さて、先月のことだが、日本共産党の党員が党首公選制の導入を意見表明した。それに対する日本共産党中央の対応が以下のとおりです。

>共産党は5日、党員の直接投票で党首を選ぶ「党首公選制」導入を求めている現役党員でジャーナリスト・編集者、松竹伸幸氏(68)を党規約上最も重い「除名」処分とする調整に入った。

まだ決定ではないようですが、これって党規約第三条の(5)に違反していませんかねぇ。誰もそのことに気が付かなかったのでしょうか。いや、党中央の決定には逆らえなかったのでしょうか。

はっきり言いますけど、これこそが独裁政党である証拠ですから。

近年、日本共産党こそ唯一のまともな野党だとの意見があるようですが、よほど独裁政治がお好きなんだと思えます。私は十代前半の頃から日本共産党の下部組織である民青の人たちと近い関係にありました。当初は民青に入るつもりでした。

でも途中で気が付いた。この人たち、下からの意見なんざ聴きやしないと。優秀な党中央の支持に従うことだけを求めていて、大衆の味方面しながら、大衆の意見なんざ聴く気がない。

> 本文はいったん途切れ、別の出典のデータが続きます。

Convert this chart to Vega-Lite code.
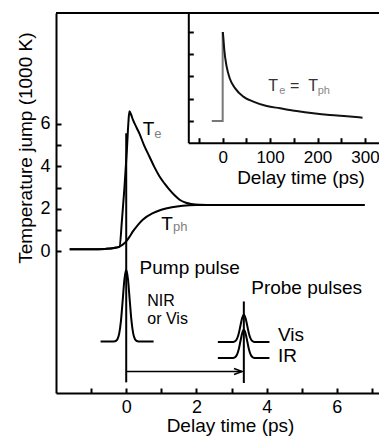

私が一番身近に感じていた政党が日本共産党でした。一番期待していた政党でもありました。それだけに、この独裁体質に気が付いた時の失望は大きく、10代後半には政治に絶望して、自ら遠ざかり、関わることを避けました。

民主党の惨めな失敗以来、共産党に期待している方が少なくないのは承知していますが、どうか今回の事件を虚心に受け止めて欲しいものです。そして目を覚まして欲しい。これが独裁政治を本質とする政党である証拠なのだとね。